Of course, this will provoke the obvious cries of defensive malpractice. Sheets and Jiménez have already had their bad moments in the outfield in their short major league careers, while Burger would be a complete experiment at second after his own history of at-times-shaky play at third base — the very thing that kept him from the Opening Day roster and regular big league appearances prior to this season.
That would work against one of the main objectives of Rick Hahn’s offseason, to improve a defense that was among the worst in baseball during the massively disappointing 2022 campaign. But considering that 10 games below .500 is significantly more panic-inducing than being at .500, it makes sense that the White Sox would swallow downgrading defensively in order to achieve the ultimate goal of Hahn’s rebuilding project: assembling a collection of hitters that crush opposing pitchers on a nightly basis.

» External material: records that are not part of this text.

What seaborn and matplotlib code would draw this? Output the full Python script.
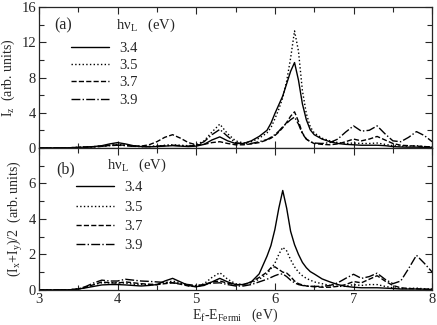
"""
Resonant emission spectra, two panels: I_z and (I_x+I_y)/2 vs E_f - E_Fermi
"""

import numpy as np
import pandas as pd
import matplotlib
matplotlib.use("Agg")
import matplotlib.pyplot as plt
from matplotlib.ticker import MultipleLocator
import seaborn as sns

sns.set_style("ticks")
plt.rcParams['font.family'] = ['Liberation Serif', 'DejaVu Serif']
plt.rcParams['mathtext.fontset'] = 'custom'
plt.rcParams['mathtext.rm'] = 'Liberation Serif'
plt.rcParams['mathtext.it'] = 'Liberation Serif:italic'
plt.rcParams['font.size'] = 10

# energy grid (eV)
energy = [3.0, 3.2, 3.4, 3.5, 3.6, 3.7, 3.8, 3.9, 4.0, 4.1, 4.2, 4.3, 4.4, 4.5,
          4.6, 4.7, 4.8, 4.9, 5.0, 5.1, 5.2, 5.3, 5.4, 5.5, 5.6, 5.7, 5.8, 5.9,
          5.95, 6.0, 6.05, 6.1, 6.15, 6.2, 6.25, 6.3, 6.35, 6.4, 6.45, 6.5,
          6.6, 6.7, 6.8, 6.9, 7.0, 7.1, 7.2, 7.3, 7.4, 7.5, 7.6, 7.7, 7.8, 7.9, 8.0]

photon_energies = ["3.4", "3.5", "3.7", "3.9"]
line_styles = ['-', ':', '--', '-.']

# panel (a): I_z
iz_34 = [0, 0, 0.02, 0.05, 0.1, 0.15, 0.25, 0.45, 0.6, 0.45, 0.25, 0.15, 0.12, 0.15,
         0.2, 0.25, 0.2, 0.15, 0.2, 0.4, 0.9, 1.25, 0.8, 0.5, 0.5, 0.8, 1.3, 2.0,
         2.8, 3.9, 4.9, 5.9, 7.3, 8.7, 9.7, 7.7, 5.0, 3.2, 2.05, 1.5,
         1.0, 0.7, 0.5, 0.4, 0.35, 0.3, 0.3, 0.3, 0.25, 0.15, 0.1, 0.08, 0.08, 0.06, 0.05]
iz_35 = [0, 0, 0.02, 0.05, 0.1, 0.15, 0.2, 0.3, 0.4, 0.3, 0.2, 0.15, 0.15, 0.2,
         0.3, 0.35, 0.3, 0.25, 0.35, 0.8, 1.8, 2.7, 1.6, 0.8, 0.55, 0.7, 1.1, 1.7,
         2.3, 3.3, 4.4, 5.7, 7.6, 10.2, 13.3, 11.0, 6.5, 3.9, 2.4, 1.7,
         1.1, 0.8, 0.6, 0.5, 0.55, 0.5, 0.5, 0.55, 0.4, 0.25, 0.2, 0.2, 0.25, 0.15, 0.1]
iz_37 = [0, 0, 0.02, 0.05, 0.08, 0.12, 0.18, 0.28, 0.35, 0.3, 0.2, 0.2, 0.35, 0.7,
         1.2, 1.5, 1.1, 0.6, 0.35, 0.4, 0.6, 0.7, 0.5, 0.35, 0.35, 0.45, 0.6, 0.9,
         1.1, 1.4, 1.8, 2.3, 2.9, 3.6, 4.1, 3.0, 1.7, 1.0, 0.7, 0.5,
         0.4, 0.35, 0.45, 0.7, 1.0, 0.8, 1.0, 1.3, 0.9, 0.5, 0.3, 0.25, 0.2, 0.15, 0.1]
iz_39 = [0, 0, 0.02, 0.05, 0.08, 0.12, 0.18, 0.25, 0.3, 0.25, 0.18, 0.15, 0.15, 0.2,
         0.25, 0.3, 0.25, 0.2, 0.3, 0.7, 1.5, 2.1, 1.3, 0.6, 0.45, 0.5, 0.7, 0.95,
         1.2, 1.5, 1.9, 2.4, 2.8, 3.2, 3.5, 2.7, 1.6, 1.0, 0.7, 0.55,
         0.5, 0.6, 1.0, 1.8, 2.5, 1.9, 2.0, 2.5, 1.6, 0.8, 0.7, 1.2, 1.85, 1.4, 0.7]

# panel (b): (I_x + I_y)/2
ixy_34 = [0, 0, 0.01, 0.05, 0.12, 0.2, 0.28, 0.3, 0.3, 0.28, 0.25, 0.22, 0.25, 0.3,
          0.5, 0.65, 0.45, 0.25, 0.18, 0.25, 0.45, 0.65, 0.45, 0.3, 0.3, 0.45, 0.9, 1.9,
          2.5, 3.4, 4.6, 5.6, 4.6, 3.3, 2.55, 2.0, 1.55, 1.25, 1.03, 0.9,
          0.62, 0.45, 0.3, 0.2, 0.15, 0.12, 0.12, 0.12, 0.1, 0.08, 0.05, 0.05, 0.05, 0.04, 0.03]
ixy_35 = [0, 0, 0.01, 0.05, 0.15, 0.3, 0.4, 0.4, 0.42, 0.38, 0.32, 0.3, 0.3, 0.3,
          0.4, 0.5, 0.4, 0.25, 0.2, 0.35, 0.7, 0.97, 0.6, 0.35, 0.3, 0.4, 0.6, 0.9,
          1.2, 1.5, 2.0, 2.4, 2.2, 1.7, 1.3, 1.0, 0.8, 0.65, 0.55, 0.45,
          0.35, 0.25, 0.2, 0.2, 0.3, 0.25, 0.3, 0.3, 0.2, 0.12, 0.08, 0.08, 0.1, 0.06, 0.05]
ixy_37 = [0, 0, 0.01, 0.05, 0.15, 0.3, 0.45, 0.4, 0.38, 0.45, 0.4, 0.35, 0.32, 0.3,
          0.35, 0.4, 0.32, 0.22, 0.18, 0.3, 0.45, 0.5, 0.38, 0.28, 0.3, 0.45, 0.7, 1.0,
          1.25, 1.3, 1.15, 1.0, 0.95, 0.75, 0.5, 0.35, 0.28, 0.22, 0.2, 0.18,
          0.15, 0.15, 0.2, 0.3, 0.47, 0.4, 0.6, 0.8, 0.5, 0.25, 0.12, 0.08, 0.06, 0.04, 0.03]
ixy_39 = [0, 0, 0.01, 0.05, 0.2, 0.4, 0.55, 0.5, 0.5, 0.6, 0.55, 0.5, 0.48, 0.45,
          0.42, 0.4, 0.35, 0.3, 0.25, 0.3, 0.38, 0.4, 0.3, 0.22, 0.22, 0.3, 0.45, 0.6,
          0.7, 0.8, 0.88, 0.9, 0.75, 0.55, 0.4, 0.3, 0.25, 0.22, 0.2, 0.2,
          0.2, 0.25, 0.4, 0.65, 0.88, 0.65, 0.75, 0.94, 0.6, 0.35, 0.5, 1.2, 1.95, 1.5, 1.0]

panel_a = [iz_34, iz_35, iz_37, iz_39]
panel_b = [ixy_34, ixy_35, ixy_37, ixy_39]


def draw_panel(ax, series, tag, leg_x, leg_y, leg_gap, title_x, title_y):
    for vals, hv, ls in zip(series, photon_energies, line_styles):
        df = pd.DataFrame({'E': energy, 'I': vals})
        sns.lineplot(data=df, x='E', y='I', ax=ax, color='black',
                     linestyle=ls, lw=1.0, label=hv)
    ax.legend(loc='upper left', bbox_to_anchor=(leg_x, leg_y), frameon=False,
              handlelength=2.6, handletextpad=0.7, labelspacing=leg_gap,
              borderpad=0, borderaxespad=0, fontsize=10.5)
    ax.text(tag[1], tag[2], tag[0], transform=ax.transAxes, fontsize=11.5,
            va='center', ha='left')
    ax.text(title_x, title_y, u'h\u03bd$_{\\rm L}$   (eV)', transform=ax.transAxes,
            fontsize=10.5, va='center', ha='left')
    ax.set_xlim(3, 8)
    ax.xaxis.set_major_locator(MultipleLocator(1))
    ax.xaxis.set_minor_locator(MultipleLocator(0.5))
    ax.tick_params(which='both', direction='in', top=True, right=True,
                   labelsize=10.5, width=0.8, pad=2)
    ax.tick_params(which='major', length=5)
    ax.tick_params(which='minor', length=3.5)
    for s in ax.spines.values():
        s.set_linewidth(0.9)


fig = plt.figure(figsize=(4.37, 3.25), dpi=100)
fig.patch.set_facecolor('white')
ax_a = fig.add_axes([0.089, 0.545, 0.9, 0.433])
ax_b = fig.add_axes([0.089, 0.108, 0.9, 0.437])

draw_panel(ax_a, panel_a, ('(a)', 0.038, 0.87), 0.081, 0.755, 0.28, 0.195, 0.872)
ax_a.set_ylim(0, 16)
ax_a.yaxis.set_major_locator(MultipleLocator(4))
ax_a.yaxis.set_minor_locator(MultipleLocator(2))
ax_a.set_xticklabels([])
ax_a.set_xlabel('')
ax_a.set_ylabel(r'I$_{\rm z}$  (arb. units)', fontsize=10, labelpad=3)

draw_panel(ax_b, panel_b, ('(b)', 0.045, 0.845), 0.094, 0.765, 0.42, 0.173, 0.88)
ax_b.set_ylim(0, 8)
ax_b.set_yticks([0, 2, 4, 6])
ax_b.yaxis.set_minor_locator(MultipleLocator(1))
ax_b.set_xlabel(r'E$_{\rm f}$-E$_{\rm Fermi}$   (eV)', fontsize=10, labelpad=1)
ax_b.set_ylabel(r'(I$_{\rm x}$+I$_{\rm y}$)/2  (arb. units)', fontsize=10, labelpad=3)

fig.savefig('out.png', dpi=100, facecolor='white')
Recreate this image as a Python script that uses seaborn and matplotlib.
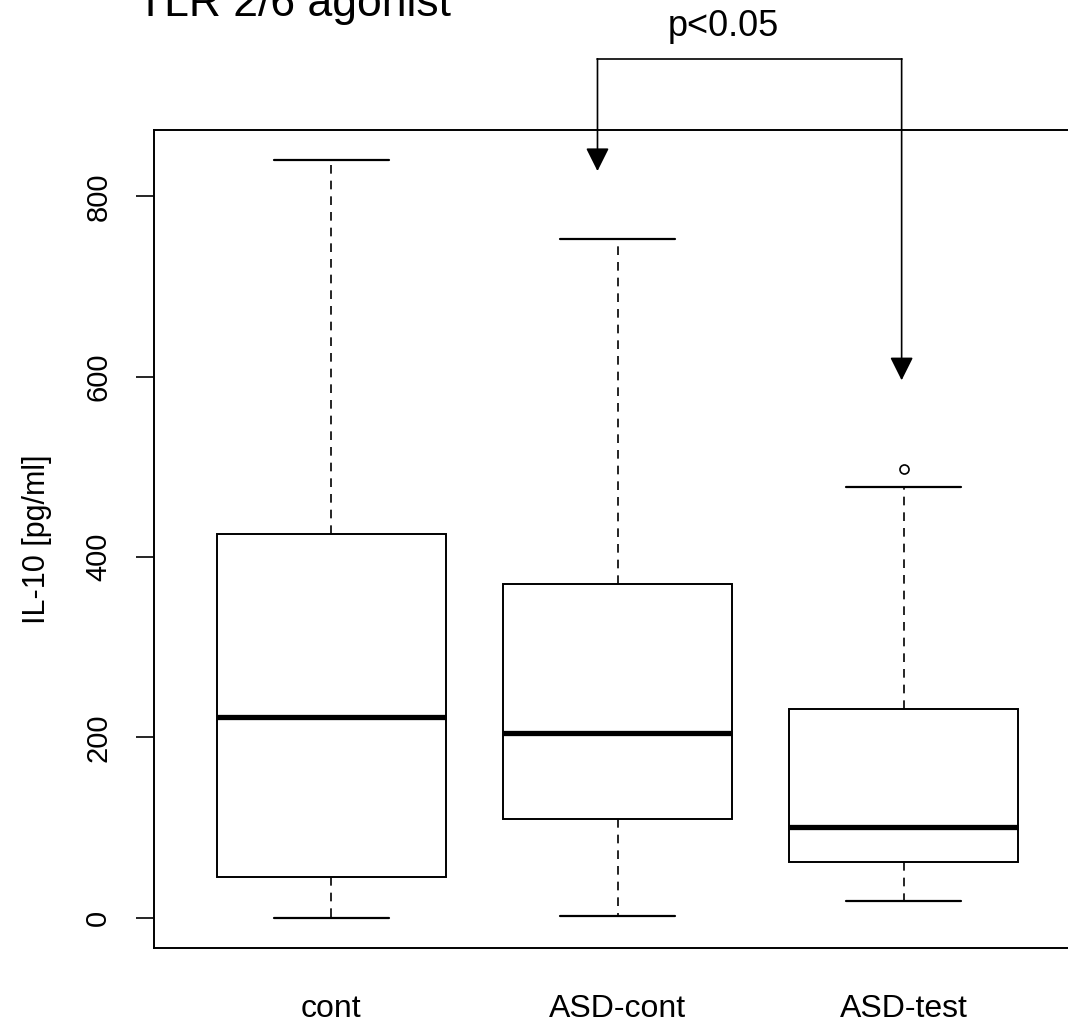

Indeed, that was the idea last year, that a power-packed lineup would cancel out any defensive deficiencies. Instead, mostly everyone on the roster experienced down to career-worst years.
The White Sox are far from being that power-packed lineup right now, exhibited by their three-hit blanking at the hands of the Guardians on Monday night and a better but similarly offensively lacking effort in Tuesday’s win. But their numbers are better than they were during the team-wide power outage of 2022, and inserting more thump across the board could only help the White Sox dig out of the early season hole they dug for themselves.
Who knows if this strategy will work, as Grifol already seems to have converted from his “no Burger at second base” stance to a more lenient one in the name of stocking the lineup with big bats. That has its own flip side, and should a greater sample size of Burger at second and Jiménez in right yield the sorts of defensive problems plenty would be rightful to fear they could, such an experiment could be over in a hurry.
But the White Sox need something right now, anything to help turn their season around. If backpedaling defensively to crank things up offensively is a way to do it, then let the fun begin.